Via libera del Senato al giusto processo 

da Il Sole 24 ore del 25.2.99

ROMA — Il Senato ha dato ieri il primo dei quattro sì necessari a introdurre nella Costituzione i principi del giusto processo (o super-513): nessuno può essere giudicato colpevole, salvo eccezioni, se chi lo accusa non si sottopone all’interrogatorio in aula. Il sì di ieri è frutto dell’intesa (faticosa) tra maggioranza e opposizione che, dopo tre mesi segnati da colpi di scena, ha permesso al disegno di legge costituzionale di tagliare il traguardo con 184 voti favorevoli, 14 contrari e 12 astenuti. I dissensi sono arrivati soprattutto dalle fila dei Ds oltre che dal movimento di Di Pietro, l’Italia dei valori.
Adesso, hanno subito dichiarato Walter Veltroni e Cesare Salvi, il Polo sia più morbido sulla legge elettorale. «Mi colpisce — ha affermato il segretario dei Ds — che da parte del Polo, finora, l’unica disponibilità che abbiamo registrato è su questo tema non su altri, come per esempio la legge elettorale». Immediata la reazione di Enrico La Loggia, capogruppo Fi al Senato: «Noi sempre disponibili, voi arroganti» ha risposto a Veltroni ricordandogli «che Fi sulla legge elettorale ha preannunciato una proposta per contribuire al dibattito», atteggiamento «vanificato dall’arroganza della sinistra».
Salvi ha invitato l’opposizione a collaborare anche sulla «ripresa del processo riformatore con il metodo dell’articolo 138». Che, dopo il fallimento della Bicamerale, è l’unica strada per mettere mano alla carta costituzionale. Il metodo prevede che la revisione sia approvata da ciascuna Camera «con due successive deliberazioni a intervallo non minore di tre mesi». Dunque il super-513 non vedrà la luce prima del 2000. Ma il successo sul fronte del giusto processo ha soprattutto l’effetto di sbloccare un pacchetto-giustizia impantanato da due anni in Parlamento. Il via libera si deve, tra l’altro, all’intervento del guardasigilli Oliviero Diliberto. Lo ha ricordato il ministro stesso, esprimendo soddisfazione per il voto al Senato («un fatto politicamente enorme»): «Abbiamo lavorato con pazienza e tenacia.
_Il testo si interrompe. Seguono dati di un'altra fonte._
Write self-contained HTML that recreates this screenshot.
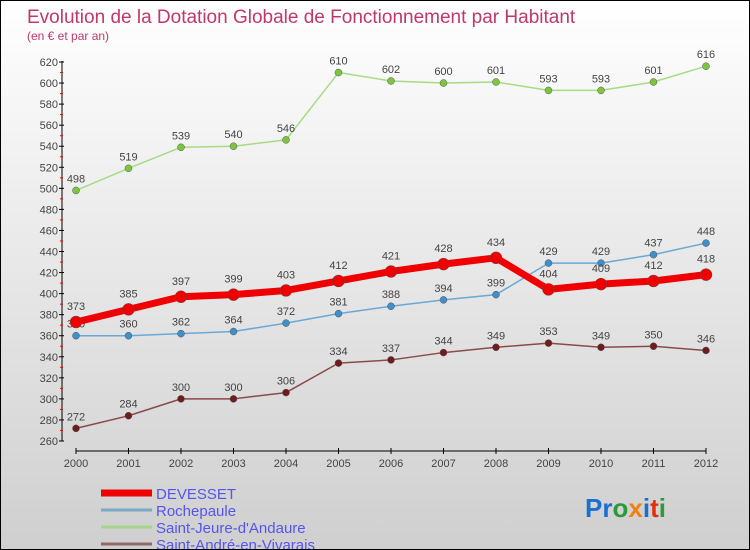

Viene premiata almeno in parte l’azione del Governo che è stata molto coerente». I consensi, del resto, sono arrivati da sinistra a destra e il presidente degli avvocati penalisti, Giuseppe Frigo, ha parlato di «un grande risultato politico». I no, invece, sono stati scanditi da alcuni senatori diessini. Gian Giacomo Migone ha definito la norma «pleonastica» denunciando il rischio di un «uso distorto delle garanzie»; Elvio Fassone ha detto che con la legge si vuole colpire la Corte costituzionale che «per ben due volte si è pronunciata contro una precisa scelta del Parlamento». Prudenti, infine, i magistrati. Per il procuratore aggiunto di Caltanissetta, Paolo Giordano, resta aperto il problema di «come costringere chi accusa un terzo a ripetere l’accusa in contraddittorio».
La riforma votata ieri infatti non si occupa del controverso diritto al silenzio ma si limita a premettere all’articolo 111 della Costituzione una serie di principi, tra cui quello che «nel processo penale la persona accusata di un reato abbia la facoltà, davanti al giudice, di interrogare o far interrogare le persone che rendono dichiarazioni a suo carico». Oltre alla ragionevole durata del processo la norma fa riferimento al diritto dell’accusato a essere informato e stabilisce poi che «la colpevolezza non può essere provata sulla base di dichiarazioni di chi, per libera scelta, si è sempre volontariamente sottratto all’interrogatorio da parte dell’imputato o del suo difensore». La legge, però, regola i casi in cui l’acquisizione della prova non avviene in contraddittorio «per consenso dell’imputato o per accertata impossibilità di natura oggettiva o per effetto di provata condotta illecita». Alla legge viene lasciata la disciplina transitoria. Ma già ieri esponenti di An hanno chiesto una sospensione dei processi pendenti a cui si applica il «513» in attesa dell’approvazione della riforma. Dando così ragione a Fassone che aveva pronosticato, tra gli effetti negativi sui processi in corso, «valanghe di eccezioni di legittimità».